Chez les vieux briscards de la souris, ce jeu est devenu légendaire pour sa difficulté. Construire tous les bâtiments disponibles en mode libre, facile, et sans ennemis relève déjà de la gageure. Durant les premières heures de jeu, voire les premiers jours, votre promoteur aura plus l’habitude de se faire enterrer vivant que d’assister à des feux d’artifices à sa gloire. Ne comptez pas vous reposer sur vos alliés, vous n’en aurez aucun. Locataires, employés ou adversaires, on se demande vite lequel veut le plus nous voir couler. Vos ouvriers sont en sous nombre et se fatiguent plus vite que leur ombre. Les promoteurs concurrents n’hésiteront pas un seul instant à user des mêmes méthodes que vous et enverrons sans remords des loubards tabasser vos ouvriers ou intimider les locataires. Si vous n’êtes pas attentif, vous verrez vite des chefs de chantier ennemis se saisir de vos propriétés. Mais les plus teigneux de tous sont vos locataires. Je veux une alarme, un chien, il faut me redécorer le salon, cette haie est moche, pourquoi mon voisin a une chaise de jardin et pas moi, l’usine fait trop de bruit… Vous ne vous reposerez jamais, et il faudra satisfaire tout ce petit monde au cas par cas. Prenez garde à ne pas ignorer les plaintes de vos résidents, car ils distribuent les mauvais points comme votre ancienne institutrice les gommettes rouges, et la mairie est très sensibles à leurs jérémiades. Dans le pire des cas, certains iront même jusqu’à saccager leur logement avant de vider les lieux.
Jouxtant le bar des motards, le magasin de pâtes est en fait le QG de la mafia locale.

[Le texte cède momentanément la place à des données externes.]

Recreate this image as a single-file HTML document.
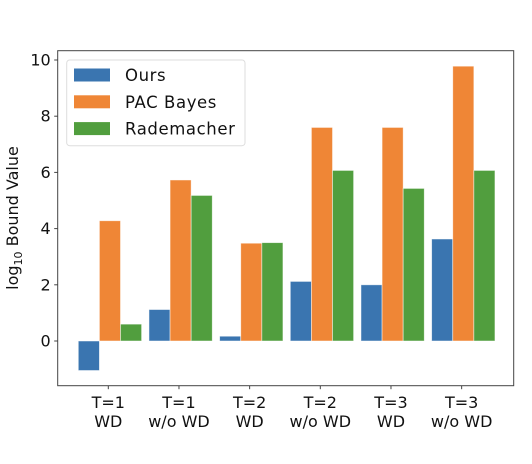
<!DOCTYPE html>
<html><head><meta charset="utf-8"><style>
body{margin:0;background:#fff;}
svg{display:block;font-family:"DejaVu Sans","Liberation Sans",sans-serif;}
</style></head><body>
<svg id="chart" width="532" height="464" xmlns="http://www.w3.org/2000/svg">
<g id="plot"></g>
</svg>
<script>
const categories = ["T=1|WD","T=1|w/o WD","T=2|WD","T=2|w/o WD","T=3|WD","T=3|w/o WD"];
const oursValues = [-1.05, 1.12, 0.17, 2.12, 2.0, 3.63];
const pacBayesValues = [4.28, 5.73, 3.48, 7.6, 7.6, 9.78];
const rademacherValues = [0.6, 5.18, 3.5, 6.07, 5.43, 6.07];
const yTicks = [0, 2, 4, 6, 8, 10];
const seriesNames = ["Ours","PAC Bayes","Rademacher"];

const NS="http://www.w3.org/2000/svg";
const svg=document.getElementById('chart');
const AX={l:57.7,r:513.7,t:50.7,b:385.7};
function y(v){return 341-(v)*28.1;}
function xTick(i){return 108.3+i*70.67;}
const bw=21.1;
const colors=["#3a75b0","#ef8636","#519e3e"];
const series=[oursValues,pacBayesValues,rademacherValues];
function el(tag,attrs,parent){const e=document.createElementNS(NS,tag);for(const k in attrs)e.setAttribute(k,attrs[k]);(parent||svg).appendChild(e);return e;}

const barNames=["bar-ours","bar-pac-bayes","bar-rademacher"];
series.forEach((vals,s)=>{
  vals.forEach((v,i)=>{
    const x0=xTick(i)-30+s*bw;
    const r=el('rect',{x:x0,y:Math.min(y(v),y(0)),width:bw,height:Math.abs(y(v)-y(0)),fill:colors[s],stroke:"#fff",'stroke-opacity':0.6,'stroke-width':0.8});
    
    
  });
});

const fr=el('rect',{x:AX.l,y:AX.t,width:AX.r-AX.l,height:AX.b-AX.t,fill:"none",stroke:"#444",'stroke-width':1});



yTicks.forEach(t=>{
  el('line',{x1:AX.l-3.5,x2:AX.l,y1:y(t),y2:y(t),stroke:"#444",'stroke-width':1});
  const tx=el('text',{x:AX.l-7,y:y(t)+5.5,'text-anchor':'end','font-size':16,fill:"#111"});
  tx.textContent=t;
  
  
});
categories.forEach((c,i)=>{
  const x=xTick(i);
  el('line',{x1:x,x2:x,y1:AX.b,y2:AX.b+3.5,stroke:"#444",'stroke-width':1});
  const parts=c.split('|');
  parts.forEach((p,j)=>{
    const tx=el('text',{x:x,y:408+j*19,'text-anchor':'middle','font-size':16,fill:"#111"});
    tx.textContent=p;
    
    
  });
});
const yt=el('text',{transform:"translate(18,218) rotate(-90)",'text-anchor':'middle','font-size':16,fill:"#111"});
yt.innerHTML='log<tspan font-size="11" dy="4">10</tspan><tspan dy="-4"> Bound Value</tspan>';



const lg=el('g',{});


el('rect',{x:66.7,y:60,width:178.3,height:85.7,rx:3,fill:"#fff",'fill-opacity':0.8,stroke:"#ddd",'stroke-width':1},lg);
seriesNames.forEach((n,s)=>{
  const cy=75+s*26.8;
  el('rect',{x:74,y:cy-6.5,width:36,height:13,fill:colors[s]},lg);
  const tx=el('text',{x:125,y:cy+6,'font-size':16.5,'letter-spacing':0.6,fill:"#111"},lg);
  tx.textContent=n;
  
  
});
</script>
</body></html>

Or une autre difficulté du gameplay tient au fait que les ressources humaines ne sont pas illimitées. Il arrivera fréquemment que vous n’ayez aucune âme pour habiter votre nouvelle bâtisse suréquipée. Vous devez vous-même créer votre cheptel en demandant à certains locataires de vous payer en descendance plutôt qu’en argent. Leurs enfants pourront devenir vos employés ou de nouveaux locataires potentiels, du même niveau ou de niveau supérieur pour peu que vous leur fournissiez une école ou un ordinateur personnel. Car le jeu reproduit également les inégalités sociales et les exigences propres à chaque classe. Un notaire refusera de loger dans une maison en bois, et offrir un manoir à la famille tuyau-de-poêle sera un véritable gouffre financier, ladite famille n’ayant pas les moyens de vous payer les loyers de ce type de bien et ayant une fâcheuse tendance à les laisser décrépir. C’est bien simple, Constructor élève le micro management au rang d’art et il faudra constamment régler vos actions avec la précision d’un horloger suisse pour espérer voir la mairie reconduire votre contrat. Ne comptez pas non plus sur un quelconque tutoriel, la philosophie adoptée étant celle de l’apprentissage par l’expérience et par l’échec.
Note Globale : 8/10
Constructor s’impose comme un indispensable pour tous les amateurs de gestion et de stratégie. Son humour décalé en fait un petit bijou d’irrévérence et, bien que les graphismes soient dépassés, les choix artistiques prix par System 3 lui ont permis de résister magistralement au passage du temps. Attention toutefois, la difficulté des premières heures en frustrera plus d’un aujourd’hui, comme ce fut le cas à l’époque de sa sortie. Mais pour peu qu’ils persévèrent, les curieux et les nostalgiques se verront vite récompensés par un gameplay débordant d’ingéniosité et de malice. Que ce soit contre l’ordinateur ou d’autres joueurs en ligne, vous ressentirez le frisson des défaites cuisantes ou des victoires épiques. Constructor fait partie de ces trop rares jeux qui, une fois terminés, donnent l’impression d’avoir accompli quelque chose, de nous avoir rendu plus intelligent.